Women and girls are at risk in Boko Haram-affected areas. © OCHA/Ó. Fagan
  • 10 November 2016

ABUJA, Nigeria – “We cannot underestimate the amount of support that each of these girls will need,” said Joy Michael, a UNFPA humanitarian analyst, in the weeks following the release of 21 schoolgirls captured by insurgent group Boko Haram. The girls were among more than 200 abducted from the town of Chibok, whose kidnapping spawned the global call to #BringBackOurGirls.

Like the thousands of civilians from Boko Haram-affected areas, these girls will require a range of services to resume normal life, including psychosocial support and health care.

Women and girls in Nigeria's north-east. The Boko Haram conflict has left millions in need of humanitarian assistance, and increased the vulnerability of women and girls. © OCHA/Ó. Fagan 

“We stand by ready to support as much as we can,” said humanitarian coordinator Mohammed Ismail.

Health and protection concerns

Since the Boko Haram conflict erupted in 2009, over 7,000 women and girls have been kidnapped. Many have been forced into labour, combat or sexual servitude.

Those who escape require assistance recovering from their ordeals, both physically and emotionally. They may also need additional help reintegrating into their families and communities, as many girls face suspicion and stigma after being kidnapped.

The conflict has also taken a massive toll on the wider community, destroying health systems, schools and infrastructure throughout the states of Borno, Yobe and Adamawa. Populations of whole towns have fled to escape the militant group, leaving 1.8 million people internally displaced within the country, according to recent UN reports. Some 7 million people are in need of humanitarian assistance.

This chaos has also put women and girls at risk in displacement settlements and host communities. With local services and protection systems strained, vulnerability to sexual and gender-based violence has increased.

“The Chibok girls today, who next tomorrow?” said Gloria Enueze, also of UNFPA. “We need to ensure social protection for all girls.”

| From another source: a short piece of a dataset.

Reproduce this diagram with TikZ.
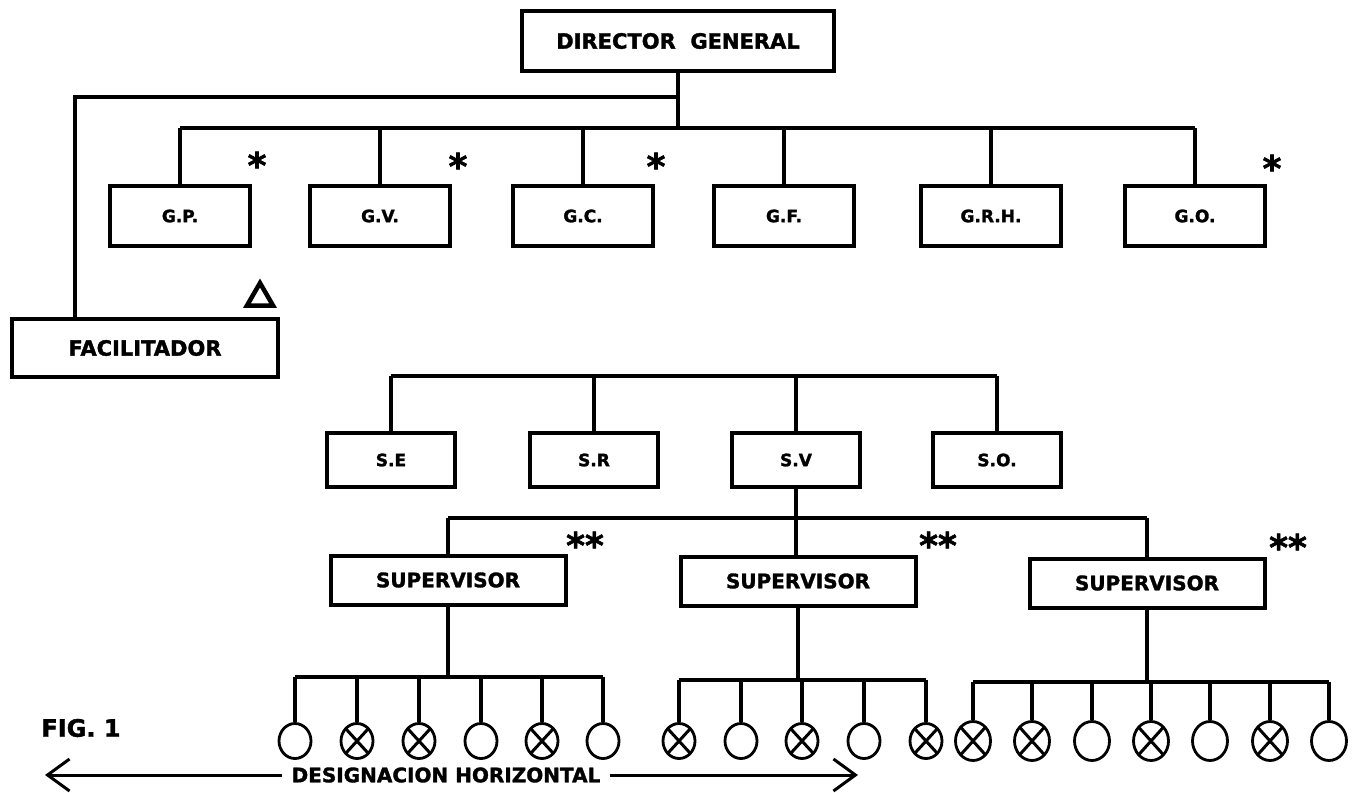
\documentclass[tikz,border=0pt]{standalone}
\usepackage{fontspec}
\setmainfont{DejaVu Sans}
\newfontfamily\heavy{DejaVu Sans Bold}[FakeBold=1.6]
\usetikzlibrary{shapes.geometric,arrows.meta}

\begin{document}
\begin{tikzpicture}[
  x=1pt,y=-1pt,
  box/.style={rectangle,draw,line width=4pt,inner sep=0pt,align=center,
              font=\heavy\fontsize{17}{20}\selectfont},
  gbox/.style={box,minimum width=140pt,minimum height=60pt},
  sbox/.style={box,minimum width=128pt,minimum height=54pt},
  supbox/.style={box,minimum width=235pt,minimum height=49pt,
                 font=\heavy\fontsize{20}{22}\selectfont},
  conn/.style={line width=3.2pt},
  emp/.style={ellipse,draw,line width=2.8pt,inner sep=0pt,
              minimum width=32pt,minimum height=35pt},
  empx/.style={emp,path picture={
      \draw[line width=3pt]
        (path picture bounding box.north west) -- (path picture bounding box.south east)
        (path picture bounding box.north east) -- (path picture bounding box.south west);}},
  big/.style={minimum width=35pt,minimum height=39pt},
  astk/.style={font=\heavy\fontsize{36}{36}\selectfont,inner sep=0pt},
  lbl/.style={font=\heavy\fontsize{20}{24}\selectfont,inner sep=0pt},
  harr/.style={line width=3pt,-{Straight Barb[length=22pt,width=32pt]}}
]
\useasboundingbox (0,0) rectangle (1359,792);
% top: director and gerencias
\node[box,minimum width=312pt,minimum height=60pt,
      font=\heavy\fontsize{21}{24}\selectfont] (dg) at (678,41) {DIRECTOR\ \ GENERAL};
\node[gbox] (gp)  at (180,216)  {G.P.};
\node[gbox] (gv)  at (380,216)  {G.V.};
\node[gbox] (gc)  at (583,216)  {G.C.};
\node[gbox] (gf)  at (784,216)  {G.F.};
\node[gbox] (grh) at (991,216)  {G.R.H.};
\node[gbox] (go)  at (1195,216) {G.O.};
\coordinate (gbar) at (678,128);
\draw[conn] (dg.south) -- (gbar);
\draw[conn] (gbar -| gp.north) -- (gbar -| go.north);
\foreach \n in {gp,gv,gc,gf,grh,go}{
  \draw[conn] (\n.north) -- (\n.north |- gbar);
}
\node[astk] (a1) at (257,165)  {*};
\node[astk] (a2) at (458,166)  {*};
\node[astk] (a3) at (656,166)  {*};
\node[astk] (a4) at (1272,168) {*};
% facilitador
\node[box,minimum width=266pt,minimum height=58pt,
      font=\heavy\fontsize{21}{24}\selectfont] (facil) at (145,348) {FACILITADOR};
\coordinate (fbr) at (75,97);
\draw[conn] (dg.south |- fbr) -- (fbr) -- (fbr |- facil.north);
\node[regular polygon,regular polygon sides=3,draw,line width=4.5pt,
      minimum size=30pt,inner sep=0pt] (tri) at (260,298) {};
% subgerencias
\node[sbox] (se) at (391,460) {S.E};
\node[sbox] (sr) at (594,460) {S.R};
\node[sbox] (sv) at (796,460) {S.V};
\node[sbox] (so) at (997,460) {S.O.};
\coordinate (sbar) at (0,376);
\draw[conn] (se.north |- sbar) -- (so.north |- sbar);
\foreach \n in {se,sr,sv,so}{
  \draw[conn] (\n.north) -- (\n.north |- sbar);
}
% supervisores
\node[supbox] (sup1) at (448,580) {SUPERVISOR};
\node[supbox] (sup2) at (798,581) {SUPERVISOR};
\node[supbox] (sup3) at (1147,583) {SUPERVISOR};
\coordinate (vbar) at (796,518);
\draw[conn] (sv.south) -- (sv.south |- sup2.north);
\draw[conn] (sup1.north |- vbar) -- (sup3.north |- vbar);
\draw[conn] (sup1.north) -- (sup1.north |- vbar);
\draw[conn] (sup3.north) -- (sup3.north |- vbar);
\node[astk] (aa1) at (585,545)  {**};
\node[astk] (aa2) at (938,545)  {**};
\node[astk] (aa3) at (1288,547) {**};
% empleados
\coordinate (b1) at (448,677);
\coordinate (b2) at (798,680);
\coordinate (b3) at (1147,682);
\foreach \x/\s [count=\i] in {295/emp,357/empx,419/empx,481/emp,542/empx,603/emp}{
  \node[\s] (e\i) at (\x,741) {};
  \draw[conn] (e\i.north) -- (e\i.north |- b1);
}
\foreach \x/\s [count=\i] in {679/empx,741/emp,802/empx,864/emp,926/empx}{
  \node[\s] (f\i) at (\x,741) {};
  \draw[conn] (f\i.north) -- (f\i.north |- b2);
}
\foreach \x/\s [count=\i] in {973/empx,1032/empx,1092/emp,1151/empx,1210/emp,1270/empx,1329/emp}{
  \node[\s,big] (h\i) at (\x,741) {};
  \draw[conn] (h\i.north) -- (h\i.north |- b3);
}
\draw[conn] (e1.north |- b1) -- (e6.north |- b1);
\draw[conn] (f1.north |- b2) -- (f5.north |- b2);
\draw[conn] (h1.north |- b3) -- (h7.north |- b3);
\draw[conn] (sup1.south) -- (b1);
\draw[conn] (sup2.south) -- (b2);
\draw[conn] (sup3.south) -- (b3);
% pie
\node[lbl,font=\heavy\fontsize{24}{28}\selectfont] (fig) at (81,728) {FIG. 1};
\node[lbl,inner xsep=9pt] (desig) at (446,775) {DESIGNACION HORIZONTAL};
\coordinate (lt) at (45,775);
\coordinate (rt) at (858,775);
\draw[harr] (desig.west) -- (lt);
\draw[harr] (desig.east) -- (rt);
\end{tikzpicture}
\end{document}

In addition, access to sexual and reproductive health care is limited. Women who are pregnant may not be able to find care, and women who wish to avoid pregnancy may not be able to find family planning.

UNFPA support

In response to this crisis, UNFPA has deployed over 400 counsellors in affected areas. These counsellors are able to provide urgent psychosocial support to affected civilians. UNFPA has also established 11 safe spaces for women and girls, where they can receive information about essential services and care.

Dignity kits, which contain hygiene supplies such as menstrual pads, soap and clothes, are being distributed among affected women and girls.

UNFPA has also prepositioned reproductive health kits, which enable health workers to provide safe delivery services, including care for obstetric complications. These kits also contain family planning commodities and supplies to support rape treatment.

Since 2014, UNFPA has supported 87,910 safe childbirths in the crisis-affected states, provided psychosocial support to more than 174,000 people, and distributed 54,000 dignity kits.